I have an awful lot more I could post about, with massive numbers of pictures from this afternoon, but you’re going to have to wait until the weekend for me to catch up, intrepid readers. Uploading the pictures to my netbook, let alone sorting through them, is taking too long, and I have another full itinerary tomorrow. However, let me give you some links to get you going. This afternoon I hit:
I’ll get pictures up from today…Friday, when I’m back in Paris. Until then, all of you should come up with good reasons to come live, work and study in Auvergne. It’s absolutely amazing here.
I left Paris this morning with my parents stuffed into the rental car along with my camera, far too many books and enough clothes for a longer voyage. The drive down was rainy the whole way, obscuring the myriad medieval castles and churches that litter the landscape of northern France. Once we passed the sign officially welcoming us to the Auvergne, however, the rain slowly started to fade and the hilly, forested landscape opened up. We had a pretty light itinerary today, in order to accommodate the driving, checking into hotel and shopping for supplies. Thus, only four medieval churches and a castle.
First, we stopped in Thuret, to see Notre Dame/Saint Martin de Thuret, a lovely little church in the middle of nowhere. One of the saddest sights I’ve ever seen awaited inside: today was Pentecost, one of the few Christian holidays I recognize, and the priest of the town was inside, performing mass. Alone. I know the French are proud of their secular society, but there is something lost in discarding Catholicism so entirely. And I say this as someone well outside of the faith.
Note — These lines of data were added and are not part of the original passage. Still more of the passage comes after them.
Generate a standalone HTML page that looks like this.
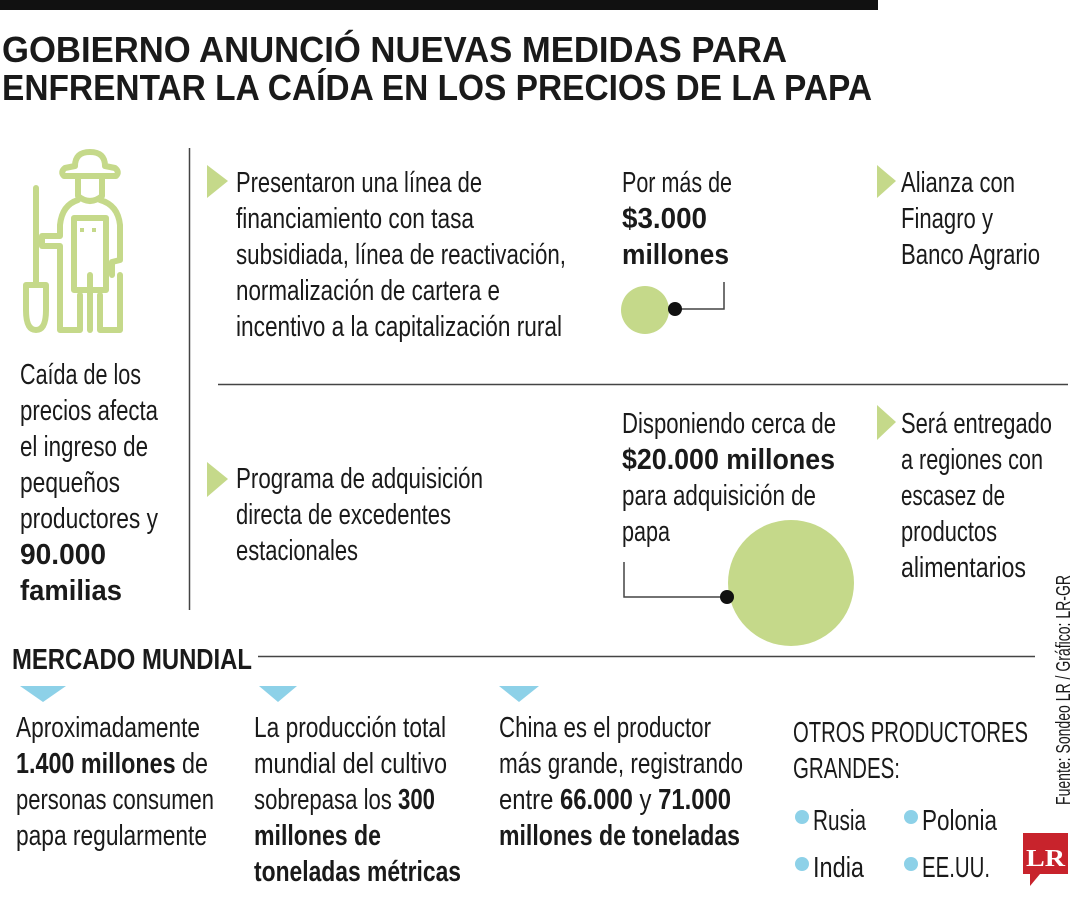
<!DOCTYPE html>
<html><head><meta charset="utf-8"><style>
html,body{margin:0;padding:0;background:#fff;}
svg{display:block;}
text{font-family:"Liberation Sans Narrow","Liberation Sans",sans-serif;fill:#1a1a1a;font-size:29px;}
.b{font-weight:bold;}
.t{font-family:"Liberation Sans","DejaVu Sans",sans-serif;font-weight:bold;font-size:36px;}
</style></head><body>
<svg width="1080" height="900" viewBox="0 0 1080 900" xmlns="http://www.w3.org/2000/svg">
<rect x="0" y="0" width="878" height="10" fill="#111"/>
<text class="t" x="2" y="62" textLength="785" lengthAdjust="spacingAndGlyphs">GOBIERNO ANUNCIÓ NUEVAS MEDIDAS PARA</text>
<text class="t" x="2" y="100" textLength="870" lengthAdjust="spacingAndGlyphs">ENFRENTAR LA CAÍDA EN LOS PRECIOS DE LA PAPA</text>

<!-- farmer -->
<g fill="none" stroke="#c5d98a" stroke-width="6" stroke-linejoin="round" stroke-linecap="round">
<path d="M75 166 Q75 152 90 152 Q105 152 105 166 L115 168 Q120 172 116 176 L64 176 Q60 172 65 168 Z"/>
<path d="M78 178 L78 196 Q90 206 102 196 L102 178"/>
<path d="M78 200 Q62 205 60 225 L60 236 L42 236 L42 246 L60 246 L60 330 L80 330 L80 295 M100 200 Q118 205 120 225 L120 260 L112 262 L112 275 M120 275 L120 330 L100 330 L100 295"/>
<path d="M74 218 L106 218 L106 290 L74 290 Z"/>
<path d="M90 275 L90 330"/>
<path d="M36 188 L36 285 M26 285 L46 285 L46 310 Q46 330 36 330 Q26 330 26 310 Z"/>
</g>
<rect x="80" y="228" width="4" height="4" fill="#c5d98a"/><rect x="92" y="228" width="4" height="4" fill="#c5d98a"/>

<text x="20" y="384" textLength="121" lengthAdjust="spacingAndGlyphs">Caída de los</text>
<text x="20" y="420" textLength="138" lengthAdjust="spacingAndGlyphs">precios afecta</text>
<text x="20" y="456" textLength="128" lengthAdjust="spacingAndGlyphs">el ingreso de</text>
<text x="20" y="492" textLength="100" lengthAdjust="spacingAndGlyphs">pequeños</text>
<text x="20" y="528" textLength="138" lengthAdjust="spacingAndGlyphs">productores y</text>
<text class="b" x="20" y="564" textLength="86" lengthAdjust="spacingAndGlyphs">90.000</text>
<text class="b" x="20" y="600" textLength="102" lengthAdjust="spacingAndGlyphs">familias</text>

<line x1="189.5" y1="148" x2="189.5" y2="610" stroke="#444" stroke-width="1.5"/>
<line x1="218" y1="384.5" x2="1068" y2="384.5" stroke="#444" stroke-width="1.5"/>

<g fill="#c5d98a">
<polygon points="207,165 228,181 207,198"/>
<polygon points="877,165 896,181 877,198"/>
<polygon points="207,462 228,479 207,497"/>
<polygon points="877,405 896,422 877,440"/>
</g>

<text x="236" y="192" textLength="246" lengthAdjust="spacingAndGlyphs">Presentaron una línea de</text>
<text x="236" y="228" textLength="238" lengthAdjust="spacingAndGlyphs">financiamiento con tasa</text>
<text x="236" y="264" textLength="330" lengthAdjust="spacingAndGlyphs">subsidiada, línea de reactivación,</text>
<text x="236" y="300" textLength="264" lengthAdjust="spacingAndGlyphs">normalización de cartera e</text>
<text x="236" y="336" textLength="326" lengthAdjust="spacingAndGlyphs">incentivo a la capitalización rural</text>

<text x="622" y="192" textLength="110" lengthAdjust="spacingAndGlyphs">Por más de</text>
<text class="b" x="622" y="228" textLength="85" lengthAdjust="spacingAndGlyphs">$3.000</text>
<text class="b" x="622" y="264" textLength="107" lengthAdjust="spacingAndGlyphs">millones</text>
<circle cx="645" cy="310" r="24" fill="#c5d98a"/>
<polyline points="675,309 724,309 724,282" fill="none" stroke="#444" stroke-width="1.5"/>
<circle cx="675" cy="309" r="7" fill="#111"/>

<text x="901" y="192" textLength="114" lengthAdjust="spacingAndGlyphs">Alianza con</text>
<text x="901" y="228" textLength="92" lengthAdjust="spacingAndGlyphs">Finagro y</text>
<text x="901" y="264" textLength="139" lengthAdjust="spacingAndGlyphs">Banco Agrario</text>

<text x="236" y="488" textLength="247" lengthAdjust="spacingAndGlyphs">Programa de adquisición</text>
<text x="236" y="524" textLength="215" lengthAdjust="spacingAndGlyphs">directa de excedentes</text>
<text x="236" y="560" textLength="122" lengthAdjust="spacingAndGlyphs">estacionales</text>

<text x="622" y="433" textLength="214" lengthAdjust="spacingAndGlyphs">Disponiendo cerca de</text>
<text class="b" x="622" y="469" textLength="213" lengthAdjust="spacingAndGlyphs">$20.000 millones</text>
<text x="622" y="505" textLength="194" lengthAdjust="spacingAndGlyphs">para adquisición de</text>
<text x="622" y="541" textLength="48" lengthAdjust="spacingAndGlyphs">papa</text>
<circle cx="791" cy="583" r="63" fill="#c5d98a"/>
<polyline points="727,597 624,597 624,562" fill="none" stroke="#444" stroke-width="1.5"/>
<circle cx="727" cy="597" r="7" fill="#111"/>

<text x="901" y="433" textLength="151" lengthAdjust="spacingAndGlyphs">Será entregado</text>
<text x="901" y="469" textLength="142" lengthAdjust="spacingAndGlyphs">a regiones con</text>
<text x="901" y="505" textLength="104" lengthAdjust="spacingAndGlyphs">escasez de</text>
<text x="901" y="541" textLength="96" lengthAdjust="spacingAndGlyphs">productos</text>
<text x="901" y="577" textLength="125" lengthAdjust="spacingAndGlyphs">alimentarios</text>

<text class="b" x="12" y="669" textLength="240" lengthAdjust="spacingAndGlyphs">MERCADO MUNDIAL</text>
<line x1="258" y1="656.5" x2="1035" y2="656.5" stroke="#444" stroke-width="1.5"/>
<g fill="#8dd1e8">
<polygon points="20,686 66,686 43,702"/>
<polygon points="259,686 297,686 278,702"/>
<polygon points="499,686 539,686 519,702"/>
</g>

<text x="16" y="737" textLength="184" lengthAdjust="spacingAndGlyphs">Aproximadamente</text>
<text x="16" y="773" textLength="192" lengthAdjust="spacingAndGlyphs"><tspan class="b">1.400 millones</tspan> de</text>
<text x="16" y="809" textLength="198" lengthAdjust="spacingAndGlyphs">personas consumen</text>
<text x="16" y="845" textLength="191" lengthAdjust="spacingAndGlyphs">papa regularmente</text>

<text x="254" y="737" textLength="192" lengthAdjust="spacingAndGlyphs">La producción total</text>
<text x="254" y="773" textLength="193" lengthAdjust="spacingAndGlyphs">mundial del cultivo</text>
<text x="254" y="809" textLength="181" lengthAdjust="spacingAndGlyphs">sobrepasa los <tspan class="b">300</tspan></text>
<text class="b" x="254" y="845" textLength="127" lengthAdjust="spacingAndGlyphs">millones de</text>
<text class="b" x="254" y="881" textLength="207" lengthAdjust="spacingAndGlyphs">toneladas métricas</text>

<text x="499" y="737" textLength="212" lengthAdjust="spacingAndGlyphs">China es el productor</text>
<text x="499" y="773" textLength="244" lengthAdjust="spacingAndGlyphs">más grande, registrando</text>
<text x="499" y="809" textLength="232" lengthAdjust="spacingAndGlyphs">entre <tspan class="b">66.000</tspan> y <tspan class="b">71.000</tspan></text>
<text class="b" x="499" y="845" textLength="241" lengthAdjust="spacingAndGlyphs">millones de toneladas</text>

<text x="793" y="742" textLength="235" lengthAdjust="spacingAndGlyphs">OTROS PRODUCTORES</text>
<text x="793" y="778" textLength="107" lengthAdjust="spacingAndGlyphs">GRANDES:</text>
<g fill="#8dd1e8">
<circle cx="802" cy="817" r="7"/><circle cx="911" cy="817" r="7"/>
<circle cx="802" cy="864" r="7"/><circle cx="911" cy="864" r="7"/>
</g>
<text x="813" y="830" textLength="53" lengthAdjust="spacingAndGlyphs">Rusia</text>
<text x="922" y="830" textLength="75" lengthAdjust="spacingAndGlyphs">Polonia</text>
<text x="813" y="877" textLength="51" lengthAdjust="spacingAndGlyphs">India</text>
<text x="922" y="877" textLength="68" lengthAdjust="spacingAndGlyphs">EE.UU.</text>

<text transform="translate(1070,805) rotate(-90)" x="0" y="0" style="font-size:20px" textLength="230" lengthAdjust="spacingAndGlyphs">Fuente: Sondeo LR / Gráfico: LR-GR</text>

<path d="M1023 833 L1068 833 L1068 874 L1040 874 L1030 886 L1030 874 L1023 874 Z" fill="#c8232c"/>
<text x="1026" y="866" style="font-family:'Liberation Serif',serif;font-weight:bold;font-size:24px;fill:#fff" textLength="39" lengthAdjust="spacingAndGlyphs">LR</text>
</svg>
</body></html>
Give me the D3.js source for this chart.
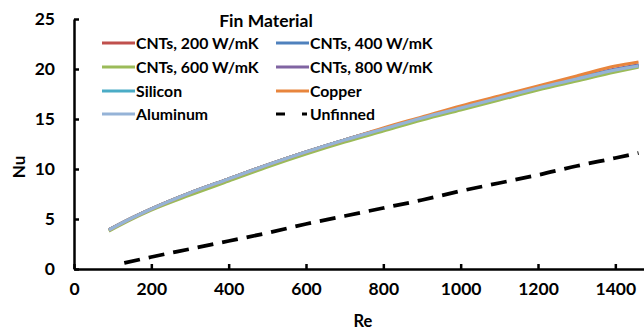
<!DOCTYPE html>
<html><head><meta charset="utf-8">
<script src="https://cdn.jsdelivr.net/npm/d3@7"></script>
<style>body{margin:0;background:#fff}svg{display:block}text{font-family:Lato,"Open Sans",sans-serif;font-weight:bold;fill:#000}</style>
</head><body><svg id="c" width="644" height="332"></svg>
<script>
const reFin = [90,150,200,300,400,500,600,700,800,900,1000,1100,1200,1300,1400,1460];
const nuCnt200 = [3.9,5.1,6.0,7.6,9.0,10.4,11.7,12.9,14.0,15.1,16.1,17.1,18.1,19.0,19.9,20.3];
const nuCnt400 = [3.9,5.1,6.0,7.6,9.0,10.4,11.7,12.9,14.0,15.1,16.1,17.1,18.1,19.0,19.9,20.4];
const nuCnt600 = [3.8,5.0,5.9,7.4,8.8,10.2,11.5,12.7,13.8,14.9,15.9,16.9,17.9,18.8,19.7,20.2];
const nuCnt800 = [3.9,5.1,6.0,7.6,9.0,10.4,11.7,12.9,14.0,15.1,16.1,17.1,18.1,19.1,20.0,20.4];
const nuSilicon = [3.9,5.1,6.0,7.6,9.0,10.4,11.7,12.9,14.0,15.1,16.1,17.1,18.1,19.0,19.9,20.3];
const nuCopper = [3.9,5.1,6.0,7.6,9.0,10.4,11.7,12.9,14.1,15.2,16.3,17.3,18.3,19.3,20.3,20.7];
const nuAluminum = [3.9,5.1,6.0,7.6,9.0,10.4,11.7,12.9,14.0,15.1,16.1,17.1,18.1,19.0,19.9,20.3];
const reUnfinned = [130,200,300,400,500,600,700,800,900,1000,1100,1200,1300,1400,1460];
const nuUnfinned = [0.6,1.2,2.0,2.8,3.6,4.5,5.3,6.1,6.9,7.8,8.6,9.4,10.3,11.1,11.6];
const seriesNames = ["CNTs, 200 W/mK","CNTs, 400 W/mK","CNTs, 600 W/mK","CNTs, 800 W/mK","Silicon","Copper","Aluminum","Unfinned"];
const seriesColors = ["#C0504D","#4F81BD","#9BBB59","#8064A2","#4BACC6","#E8853D","#95B3D7","#000000"];
const xTicks = [0,200,400,600,800,1000,1200,1400];
const yTicks = [0,5,10,15,20,25];

const svg = d3.select("#c");
const x = d3.scaleLinear().domain([0,1500]).range([74,654]);
const y = d3.scaleLinear().domain([0,25]).range([269,19]);

const finData = [nuCnt200,nuCnt400,nuCnt600,nuCnt800,nuSilicon,nuCopper,nuAluminum];
const series = finData.map((v,i)=>({name:seriesNames[i],color:seriesColors[i],pts:reFin.map((r,j)=>[r,v[j]]),dash:null}));
series.push({name:seriesNames[7],color:seriesColors[7],pts:reUnfinned.map((r,j)=>[r,nuUnfinned[j]]),dash:"16,9"});

const line = d3.line().x(d=>x(d[0])).y(d=>y(d[1])).curve(d3.curveMonotoneX);
const order = [0,1,3,4,2,5,6,7];
order.forEach(i=>{
  const s = series[i];
  svg.append("path").attr("d",line(s.pts)).attr("fill","none")
    .attr("stroke",s.color).attr("stroke-width", i===7?3.8:3.2)
    .attr("stroke-dasharray",s.dash);
});

const xAxis = svg.append("g").attr("transform","translate(0,269)")
  .call(d3.axisBottom(x).tickValues(xTicks).tickFormat(d3.format("d")).tickSizeInner(-5).tickSizeOuter(0).tickPadding(14));
const yAxis = svg.append("g").attr("transform","translate(74,0)")
  .call(d3.axisLeft(y).tickValues(yTicks).tickFormat(d3.format("d")).tickSizeInner(-5).tickSizeOuter(0).tickPadding(19));
[xAxis,yAxis].forEach(g=>{
  g.select(".domain").attr("stroke","#000").attr("stroke-width",2.5);
  g.selectAll(".tick line").attr("stroke","#000").attr("stroke-width",2.5);
  g.selectAll(".tick text").attr("font-size",17.5).attr("font-family","Lato").attr("font-weight","bold").attr("fill","#000");
});
xAxis.selectAll(".tick text").attr("dy","0.71em");

svg.append("text").attr("x",363).attr("y",327).attr("text-anchor","middle").attr("font-size",16.5).text("Re");
svg.append("text").attr("transform","translate(25,167) rotate(-90)").attr("text-anchor","middle").attr("font-size",17).text("Nu");

svg.append("text").attr("x",266).attr("y",27).attr("text-anchor","middle").attr("font-size",17.5).text("Fin Material");
const colX = [102,276], rowY = [43,67,91,114];
series.forEach((s,i)=>{
  const cx = colX[i%2], cy = rowY[Math.floor(i/2)];
  svg.append("line").attr("x1",cx).attr("x2",cx+33).attr("y1",cy).attr("y2",cy)
    .attr("stroke",s.color).attr("stroke-width",3.2).attr("stroke-dasharray",s.dash?"9,17,5":null);
  svg.append("text").attr("x",cx+34).attr("y",cy).attr("dy","0.36em").attr("font-size",15.8).text(s.name);
});
</script></body></html>
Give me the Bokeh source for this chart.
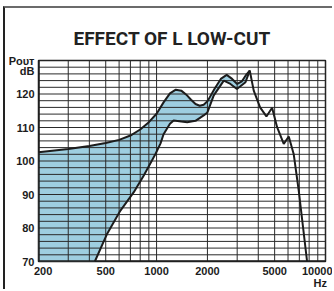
from bokeh.plotting import figure
from bokeh.models import Range1d, FixedTicker
from bokeh.embed import file_html
from bokeh.resources import INLINE

# ---- data ----
upper_freq = [200, 300, 400, 500, 600, 700, 800, 900, 1000, 1100, 1200, 1300, 1400,
              1500, 1600, 1700, 1800, 1900, 2000, 2200, 2400, 2600, 2800, 3000, 3200,
              3400, 3560, 3760, 4100, 4470, 4830, 5170, 5660, 6060, 6480, 6940, 7780]
upper_db = [102.6, 103.6, 104.5, 105.4, 106.3, 107.6, 109.4, 111.6, 114.1, 117.5, 120.2,
            121.3, 121.0, 119.8, 118.3, 117.0, 116.5, 116.8, 117.8, 121.5, 124.5, 125.7,
            124.5, 123.0, 123.8, 125.8, 127.0, 121.0, 116.0, 113.3, 115.9, 110.1, 105.1,
            107.3, 102.1, 91.2, 70.0]

lowcut_freq = [431, 510, 611, 733, 840, 985, 1054, 1100, 1200, 1262, 1400, 1518, 1700,
               1900, 2000, 2180, 2500, 2700, 2990, 3360, 3560]
lowcut_db = [70.0, 78.3, 85.2, 90.7, 95.7, 102.1, 105.2, 108.0, 111.1, 112.1, 111.8, 111.6,
             112.0, 113.6, 114.5, 119.6, 124.0, 123.2, 121.5, 123.5, 127.0]

x_grid = [200, 300, 400, 500, 600, 700, 800, 900, 1000, 2000, 3000, 4000, 5000,
          6000, 7000, 8000, 9000, 10000]
y_grid = list(range(70, 131, 2))
x_ticks = [200, 500, 1000, 2000, 5000, 10000]
x_tick_labels = ["\u00a0\u00a0\u00a0200", "500", "1000", "2000", "5000",
                 "10000\n\u00a0\u00a0Hz"]
y_ticks = [70, 80, 90, 100, 110, 120, 127, 130]
y_tick_labels = ["70", "80", "90", "100", "110", "120", "dB", "P\u1d0f\u1d1c\u1d1b"]
title_text = "EFFECT OF L LOW-CUT"

X0, X1 = 200, 10000
Y0, Y1 = 70, 130

FONT = "Liberation Sans"
INK = "#1c1c1c"

p = figure(width=329, height=283, x_axis_type="log",
           x_range=Range1d(X0, X1), y_range=Range1d(Y0, Y1),
           output_backend="svg", toolbar_location=None,
           min_border_left=33, min_border_right=9, min_border_top=52, min_border_bottom=30)
p.styles = {"margin-left": "3px", "margin-top": "6px",
            "border-top": "2px solid #6b6b6b", "border-left": "2px solid #222222"}
p.xgrid.visible = False
p.ygrid.visible = False
p.outline_line_color = INK
p.outline_line_width = 1.5

p.title.text = title_text
p.title.align = "left"
p.title.offset = 35
p.title.standoff = 21
p.title.text_font = "Roboto"
p.title.text_font_size = "19px"
p.title.text_font_style = "bold"
p.title.text_color = "#222222"

for ax, ticks, labels in ((p.xaxis[0], x_ticks, x_tick_labels), (p.yaxis[0], y_ticks, y_tick_labels)):
    ax.ticker = FixedTicker(ticks=ticks)
    ax.major_label_overrides = {t: l for t, l in zip(ticks, labels)}
    ax.major_tick_in = 0
    ax.major_tick_out = 0
    ax.minor_tick_in = 0
    ax.minor_tick_out = 0
    ax.axis_line_color = None
    ax.major_label_text_font = FONT
    ax.major_label_text_font_size = "11px"
    ax.major_label_text_font_style = "bold"
    ax.major_label_text_color = INK
    ax.major_label_text_line_height = 1.0
p.xaxis.major_label_standoff = 3
p.yaxis.major_label_standoff = 4

# filled band between the two responses (down to the floor left of the low-cut curve)
n_up = upper_freq.index(lowcut_freq[-1]) + 1
patch_x = upper_freq[:n_up] + lowcut_freq[::-1] + [upper_freq[0]]
patch_y = upper_db[:n_up] + lowcut_db[::-1] + [Y0]
p.patch(patch_x, patch_y, fill_color="#9ecee0", line_color=None)

# grid on top of the fill
p.segment(x0=x_grid, y0=[Y0] * len(x_grid), x1=x_grid, y1=[Y1] * len(x_grid),
          line_color="#2a2a2a", line_width=1)
p.segment(x0=[X0] * len(y_grid), y0=y_grid, x1=[X1] * len(y_grid), y1=y_grid,
          line_color="#2a2a2a", line_width=1)
p.segment(x0=[X0, X0], y0=[Y0, Y0], x1=[X0, X1], y1=[Y1, Y0], line_color=INK, line_width=2.5)

p.line(upper_freq, upper_db, line_color=INK, line_width=2)
p.line(lowcut_freq, lowcut_db, line_color=INK, line_width=2)

open("out.html", "w").write(file_html(p, INLINE))
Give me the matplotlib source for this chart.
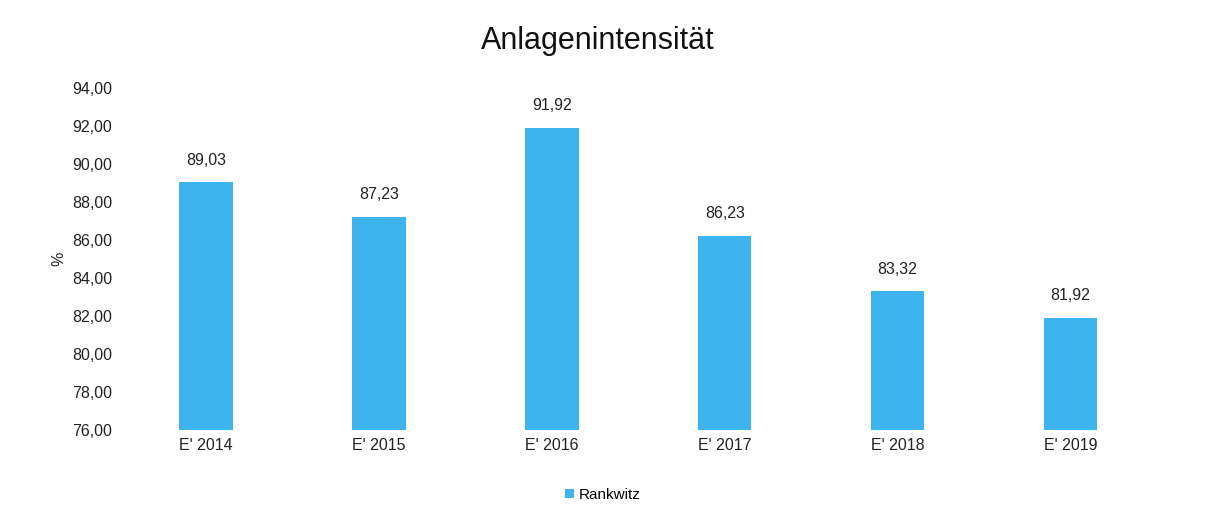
import matplotlib.pyplot as plt
import numpy as np

plt.rcParams['font.family'] = ['Liberation Sans', 'DejaVu Sans']

# Data
categories = ["E' 2014", "E' 2015", "E' 2016", "E' 2017", "E' 2018", "E' 2019"]
values = [89.03, 87.23, 91.92, 86.23, 83.32, 81.92]
series_name = "Rankwitz"
bar_color = "#3DB4EE"

fig = plt.figure(figsize=(12.25, 5.21), dpi=100)
ax = fig.add_axes([0.0975, 0.1747, 0.847, 0.6563])

x = np.arange(len(categories))
bars = ax.bar(x, values, width=0.31, color=bar_color, label=series_name)

for xi, v in zip(x, values):
    ax.text(xi, v + 0.75, f"{v:.2f}".replace(".", ","), ha="center", va="bottom",
            fontsize=11.5, color="#222222")

ax.set_ylim(76, 94)
ax.set_xlim(-0.5, len(categories) - 0.5)
ax.set_yticks(np.arange(76, 95, 2))
ax.set_yticklabels([f"{t:.2f}".replace(".", ",") for t in np.arange(76, 95, 2)])
ax.set_xticks(x)
ax.set_xticklabels(categories)
ax.tick_params(axis="both", length=0, labelsize=11.5, colors="#222222")
ax.tick_params(axis="y", pad=5)
ax.tick_params(axis="x", pad=6)
for s in ax.spines.values():
    s.set_visible(False)

ax.set_ylabel("%", fontsize=11.5, color="#222222", labelpad=4)
fig.text(0.488, 0.922, "Anlagenintensität", ha="center", va="center", fontsize=22, color="#111111")

fig.legend(handles=[bars], labels=[series_name], loc="center", bbox_to_anchor=(0.492, 0.05),
           frameon=False, fontsize=11, handlelength=0.6, handleheight=0.6, handletextpad=0.3)

fig.savefig("out.png", dpi=100)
That aside, the church is fascinating. Yesterday, I linked John Tchalenko‘s article of the earliest wild-men in monumental art in Europe. Today, I went to the site of half of the article, and saw the wild-man in person:
Tchalenko’s article does a pretty good job of showing how this column works with the other columns to instill fear of sin into the populace; that being said, given my child-like fascination with dragons and monsters and what-not in the Middle Ages, I love that there are woodwose being used as part of a clerical program of communication with the populi. The church itself was lovely:
It had a number of other features I thought were worth noting, and thus photographed–the church itself is 11th-12th century, right within the time period I’m interested in. My dad, a medieval art historian (as I’ve mentioned), said that this was the first time he’d seen a rooster displayed prominently on the capitols of the entryway to a church:
The church also has a Black Virgin, the first one I’ve seen (as far as I remember–in a complete side note, one of my parents recurring jokes so far has been how much crap I gave them as a kid for taking me to apparently many of the sites of this itinerary. Apparently my common refrain was “Not another 11th century church!” What a little @#$% I was):
We had lunch at an absolutely fantastic restaurant half-way down the block from the church, which I highly recommend if you are anywhere within an hours drive of Thuret. Seriously. The restaurant is called La Marmite, and the chef apparently worked in Paris for 20-some years before getting sick of it, moving south and opening up a beautiful, tiny, perfect little place. The food was exquisite. Probably my new favorite restaurant in France, finally pushing Sud-Ouest et Cie in Paris down the list. Even more importantly for an academic blog, the hostess helped us find the second church of the day, Saint-Andre-le-Coq, which wasn’t appearing on GPS or any of our maps. The church itself was closed, unfortunately, despite it being Pentecost:
We’ll have to go back; it’s an eleventh-century church, though the community was first recorded in 909 in the hands of the monks of Mozac. It’s one of only two 11th century sites named for Saint Andrew in Puy-de-Dome, so I’m eager to see the inside. From Saint-Andre-le-Coq we drove to Riom, once the seat of the Counts of Auvergne. The center of the city is still very clearly a medieval town, and the main basilica in the center, Saint Amable, was originally founded under the name Saint-Beningne by Saint Amable in the 5th century, became an abbey in 1072, and in the twelfth century was torn down to build the current structure:
Inside, the relics of Saint Amable still sit in the back in a place of honor:
The basilica is mostly 12th-13th century, so later than the period I work on, but I have to say the inside was spectacular. The stained glass in particular was beautiful, featuring the apostles along the sides but particularly Auvergnois saints at the back:
Almost done with this entry, I know I’m throwing up a lot of pictures. After St. Amable de Riom, we went to the Abbey of Mozac, a Merovingian foundation that was eventually associated with the Cluniac Order and was a favorite of the Counts of Auvergne:
In the interest of time and space, let me just say, rather than show, that the Mozac bestiary, on the capitols inside, is INCREDIBLE. It also includes a monkey and his trainer, which, according to Tchalenko, is part of the same sort of narrative that the woodwose was used in. The resurrection of Jesus column sitting at the back of the church was particular interesting for its depiction of Roman soldiers:
It also has dual reliquaries of St. Calminius and St. Austremonius, though the reliquary of St. Calminius is currently undergoing repairs and was not visible, and Austremonius was, once again, behind a protective grate:
I bought a little pamphlet on the history and art of the abbey that should make fruitful reading in the future. Finally, we went to my lone castle of the day, and managed to get there after it closed. The place is called Chateau d’Opme, and despite being closed it was in the most charming tiny, narrow-roaded commune I’ve seen in a long time. The place was 11th century, owned by the Counts of Auvergne and looked over the road from Clermont to Le Puy. I think it is fitting that I leave you with the view from outside the castle walls:
I am pleased to say that all images here are my own.